AbsaOSS / spline

Data Lineage Tracking And Visualization Solution
https://absaoss.github.io/spline/
Apache License 2.0
603 stars 155 forks source link

Spline producer url unreachable from spark #1354

Closed learnerr101 closed 3 months ago

learnerr101 commented 3 months ago

I used the TLDR configuration and packages given in https://absaoss.github.io/spline/. za.co.absa.spline.agent.spark:spark-2.4-spline-agent-bundle_2.12:0.5.2 and 'spark.spline.producer.url' as 'http://localhost:9090/producer'

But I get this error in my spark job:

Screenshot 2024-07-24 003938

Configurations: Spark -> 2.4.2 Scala -> 2.12 Commands used: spark-submit --packages za.co.absa.spline.agent.spark:spark-2.4-spline-agent-bundle_2.12:0.5.2 --conf "spark.sql.queryExecutionListeners=za.co.absa.spline.harvester.listener.SplineQueryExecutionListener" --conf "spark.spline.producer.url=http://localhost:9090/producer" AB_2.py

I have also tried spark 3.0.0 with compatible artifacts and Java version but I'm getting the same error.
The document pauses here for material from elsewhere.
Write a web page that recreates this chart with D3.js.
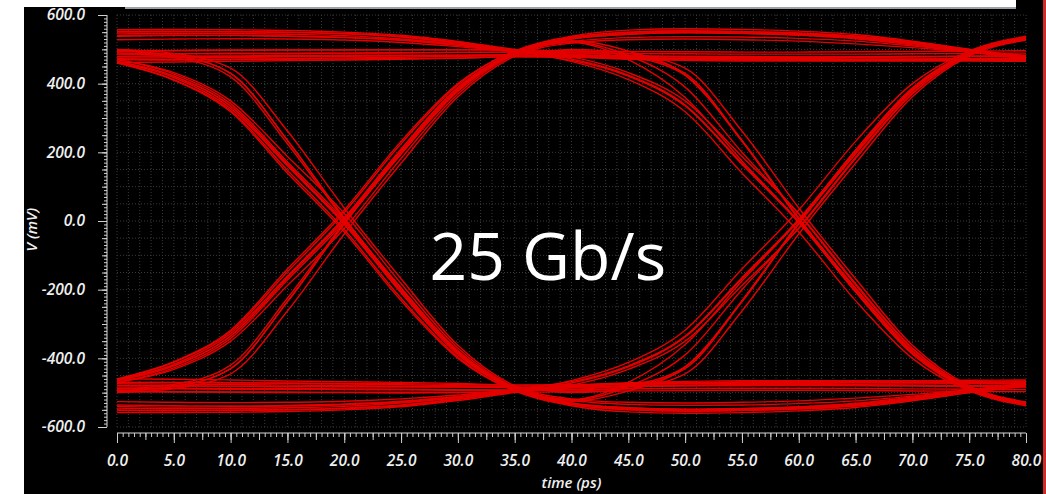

cerveada commented 3 months ago

Try to follow steps from this guide: https://github.com/AbsaOSS/spline/discussions/1225

learnerr101 commented 3 months ago

So these were the steps I performed:

Troubleshooting Spline Agent: I was able to see the logs pertaining to the lineage. Attaching the log file for your reference Log.txt Troubleshooting Arango DB: image

Troubleshooting Spline Server: image

Troubleshooting Spline UI: image

Still I'm getting the same error for some reason.

cerveada commented 3 months ago

In your config you use port 9090 but on the picture from server i see port 8080

learnerr101 commented 3 months ago

Yeah, I used commands with both the configs.
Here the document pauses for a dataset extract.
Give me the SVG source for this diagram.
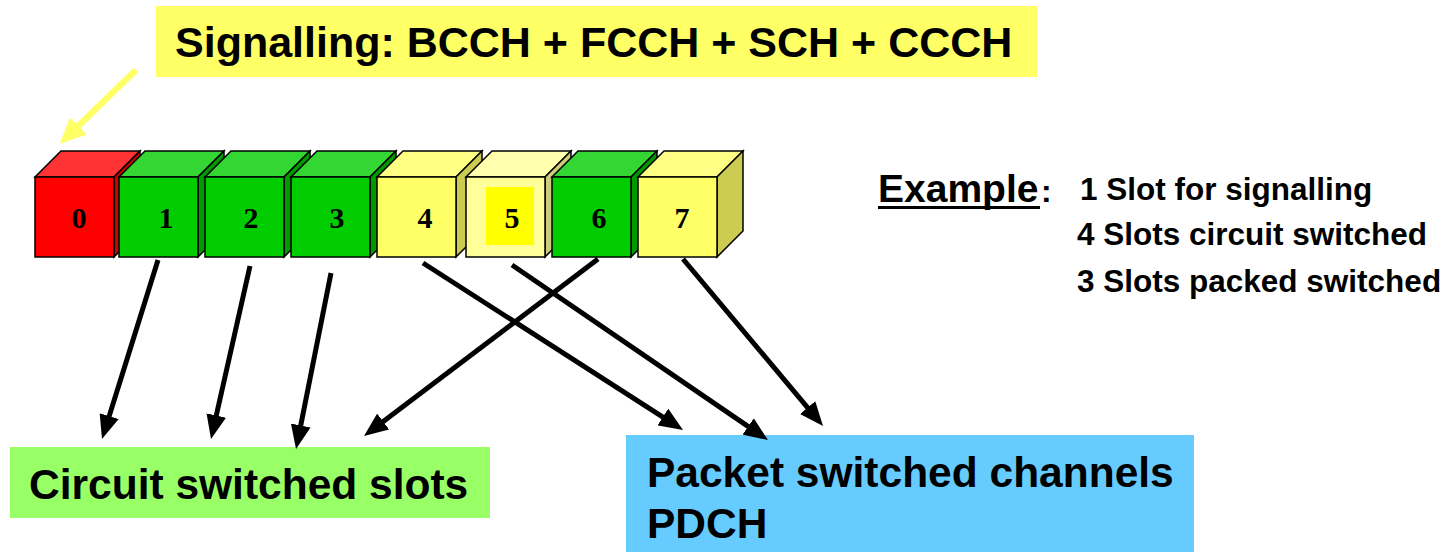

With 9090: spark-submit --packages za.co.absa.spline.agent.spark:spark-2.4-spline-agent-bundle_2.12:0.5.2 --conf "spark.sql.queryExecutionListeners=za.co.absa.spline.harvester.listener.SplineQueryExecutionListener" --conf "spark.spline.producer.url=http://localhost:9090/producer" AB_2.py

With 8080: spark-submit --packages za.co.absa.spline.agent.spark:spark-2.4-spline-agent-bundle_2.12:0.5.2 --conf "spark.sql.queryExecutionListeners=za.co.absa.spline.harvester.listener.SplineQueryExecutionListener" --conf "spark.spline.producer.url=http://localhost:8080/producer" AB_2.py

In both the scenarios I get the same error.

cerveada commented 3 months ago

In the log I see output from LoggingLineageDispatcher so that is working. Now switch to http dispatcher.

learnerr101 commented 3 months ago

Yeah I tried the following command:

_spark-submit  
--packages za.co.absa.spline.agent.spark:spark-3.0-spline-agent-bundle_2.12:2.1.0  
--conf spark.sql.queryExecutionListeners=za.co.absa.spline.harvester.listener.SplineQueryExecutionListener 
--conf spark.spline.lineageDispatcher=http  
--conf spark.spline.lineageDispatcher.http.producer.url=http://localhost:8080/producer  
AB_2.py_

So the config as of now is: Spark 3.0.0 Scala 2.12 Spline : 2.1.0

But error still prevails!

cerveada commented 3 months ago

If everything else works, it must be some networking issue. Are you sure that the server is reachable? Is the spark running locally on the same machine as the severe? If spark is somewhere else, localhost will not work.

Also, if a server or agent is running in the docker container, it may block the connection.

wajda commented 3 months ago

I'm converting this issue into a discussion as the issue is clearly on the user's side.